The UWSA in having established an alliance with other more important groups has now questioned the fundamentals of the cease fire process on which the two Panglong conferences were held. It is now demanding a separate narrative for the process – first to deal with them as a group and second – stop all offensives and have a political dialogue with them together. The government that spent over two years to bring the peace process forward is not inclined to accept both the demands. This is also one group that has openly called for involvement of China in the peace process.
On the second anniversary of the peace process, State Councillor Daw Aung San Suu Kyi observed that “despite criticism of the NCA, there has been noticeable progress.” She said that they (the government) have successfully decreased conflicts in the regions of the ethnic armed organisations of signatories and as a result the socio-economic lives of the people have improved. She added that there are no reasons to retreat but to go forward towards the desired goal.

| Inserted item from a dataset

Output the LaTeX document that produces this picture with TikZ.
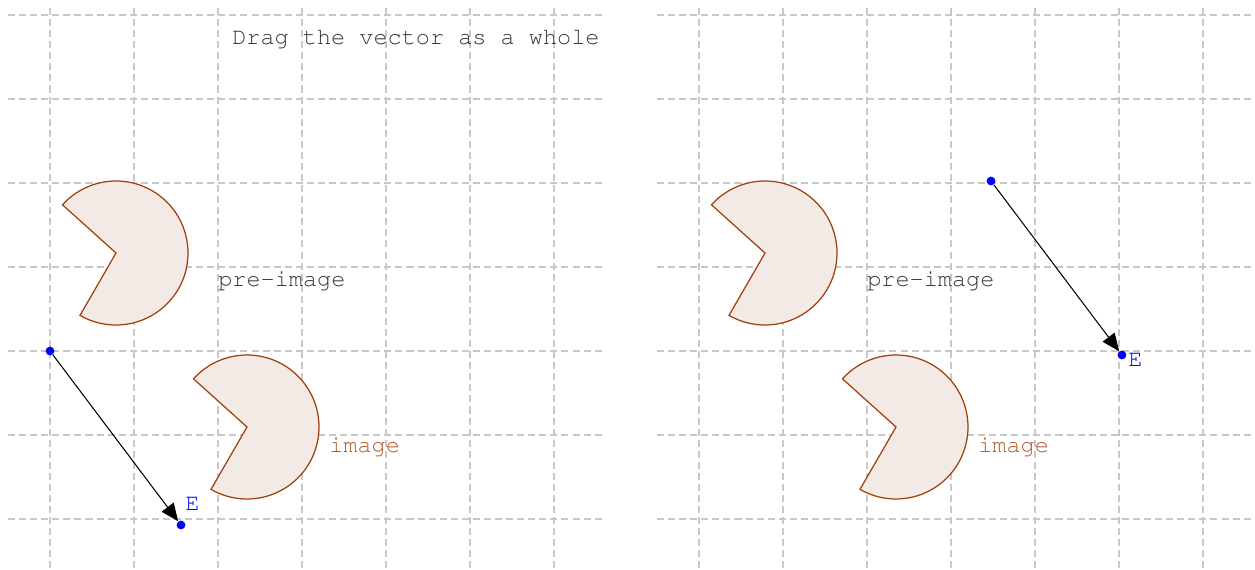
\documentclass[tikz,border=0pt]{standalone}
\usepackage[T1]{fontenc}
\usepackage{courier}
\usepackage{tikz}
\usetikzlibrary{arrows.meta, positioning}

\definecolor{PacLine}{RGB}{160,62,12}
\definecolor{PacFill}{RGB}{243,234,229}
\definecolor{PacText}{RGB}{178,84,42}
\definecolor{GridGray}{RGB}{200,200,200}
\definecolor{TextGray}{RGB}{51,51,51}
\definecolor{PtBlue}{RGB}{0,0,255}

\tikzset{
    gridline/.style={GridGray, line width=0.6pt, dash pattern=on 4pt off 2.3pt},
    pacman/.style={draw=PacLine, fill=PacFill, line width=0.7pt},
    vecpoint/.style={circle, fill=PtBlue, inner sep=0pt, minimum size=5pt},
    vecline/.style={black, line width=0.6pt, -{Triangle[length=10pt, width=8.5pt]}},
    lbl/.style={font=\ttfamily\fontsize{13.4}{16}\selectfont, inner sep=0pt},
}

\begin{document}
\begin{tikzpicture}[x=0.02cm, y=-0.02cm]
    \useasboundingbox (0, 0) rectangle (1255, 569);

    % left panel
    \begin{scope}[shift={(0, 0)}]
        \foreach \y in {15, 99, ..., 519} \draw[gridline] (8, \y) -- (605, \y);
        \foreach \x in {50, 134, ..., 554} \draw[gridline] (\x, 8) -- (\x, 569);

        \coordinate (pre) at (116, 253);
        \draw[pacman] (pre) -- ++(222:72) arc[start angle=222, end angle=480, radius=72] -- cycle;
        \coordinate (img) at (247, 427);
        \draw[pacman] (img) -- ++(222:72) arc[start angle=222, end angle=480, radius=72] -- cycle;

        \node (title) at (232, 44)[lbl, TextGray, anchor=base west] {Drag the vector as a whole};
        \node (prelbl) at (218, 286)[lbl, TextGray, anchor=base west] {pre-image};
        \node (imglbl) at (329, 452)[lbl, PacText, anchor=base west] {image};

        \node (tail) at (50, 351)[vecpoint] {};
        \node (E) at (181, 525)[vecpoint] {};
        \node (Elbl) at (E.center)[lbl, PtBlue, anchor=base west, xshift=2.3pt, yshift=8pt] {E};

        \draw[vecline] (tail) -- (E);
    \end{scope}

    % right panel
    \begin{scope}[shift={(649, 0)}]
        \foreach \y in {15, 99, ..., 519} \draw[gridline] (8, \y) -- (605, \y);
        \foreach \x in {50, 134, ..., 554} \draw[gridline] (\x, 8) -- (\x, 569);

        \coordinate (pre) at (116, 253);
        \draw[pacman] (pre) -- ++(222:72) arc[start angle=222, end angle=480, radius=72] -- cycle;
        \coordinate (img) at (247, 427);
        \draw[pacman] (img) -- ++(222:72) arc[start angle=222, end angle=480, radius=72] -- cycle;

        \node (prelbl) at (218, 286)[lbl, TextGray, anchor=base west] {pre-image};
        \node (imglbl) at (329, 452)[lbl, PacText, anchor=base west] {image};

        \node (tail) at (342, 181)[vecpoint] {};
        \node (E) at (473, 355)[vecpoint] {};
        \node (Elbl) at (E.center)[lbl, PtBlue, anchor=base west, xshift=3.4pt, yshift=-6.8pt] {E};

        \draw[vecline] (tail) -- (E);
    \end{scope}
\end{tikzpicture}
\end{document}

Given the constitutional constraints, the long history of the ethnic conflicts, the inflexible stand of the Army in fighting certain groups and calling for all to sign the cease fire agreement, it is but natural to feel that the peace process is going nowhere. Before political dialogue, discussions on security sector reforms, demobilisation etc, the first fundamental requisite is to have an all inclusive, well monitored, verifiable and enforceable cease-fire. Unless this happens and people in the unfortunate ethnic regions realise the dividends of a long cease fire, no agreement would ever be possible. Suu Kyi may not succeed immediately but she has made a positive beginning for ethnic reconciliation that needs to be carried on by all the stake holders without outside interference.